3. Copied the same iso image file from Serverhp4 (RAID 10 of 4 SATA drives) over Gigabit ethernet. It was copied in about the same amount of time, I figure the bottleneck is GigE (70MB/s top speed).

4. Copied a 456MB folder containing over 400 items of various sizes from and to the server over GigE, again, very good performance.

So, I don't know what to make out of this numbers.
 

Zucarita9000

Golden Member
Aug 24, 2001
1,590
0
0
Originally posted by: tcsenter
Originally posted by: Zucarita9000
Hardware Revision: Rev A
Firmware Version: 1.78
F/W 1.82 is the latest and "strongly recommended" by HP.

Allright, by popular demand I've updated the firmware to 1.82 an run the benchmark again.

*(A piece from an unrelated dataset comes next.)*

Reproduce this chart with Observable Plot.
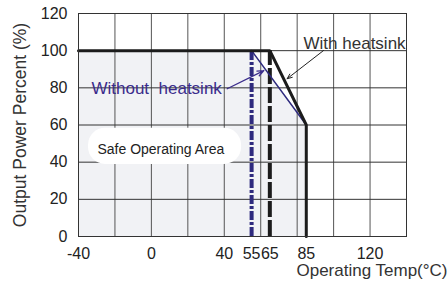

F/W 1.82 results w/queue depth of 8
F/W 1.82 results w/queue depth of 4

One thing I noticed was that after upgrading the firmware I had the ability to enable advanced write caching options, so I did. After restarting, those option were not available anymore :S
 

tcsenter

Lifer
Sep 7, 2001
18,352
259
126
It would have helped had you done more benchmarking with the other setup. Hard to interpret these results in a vacuum, but your write performance did increase by over a factor of three. E200 is an entry-level RAID controller, though.
 

Zucarita9000

Golden Member
Aug 24, 2001
1,590
0
0
Originally posted by: tcsenter
It would have helped had you done more benchmarking with the other setup. Hard to interpret these results in a vacuum, but your write performance did increase by over a factor of three. E200 is an entry-level RAID controller, though.

I know, and since the move to RAID 10, our users no longer complain about performance. It seems the benchmarks don't really reflect on real world usage. The server doesn't appear to be slow, it's quite snappy actually.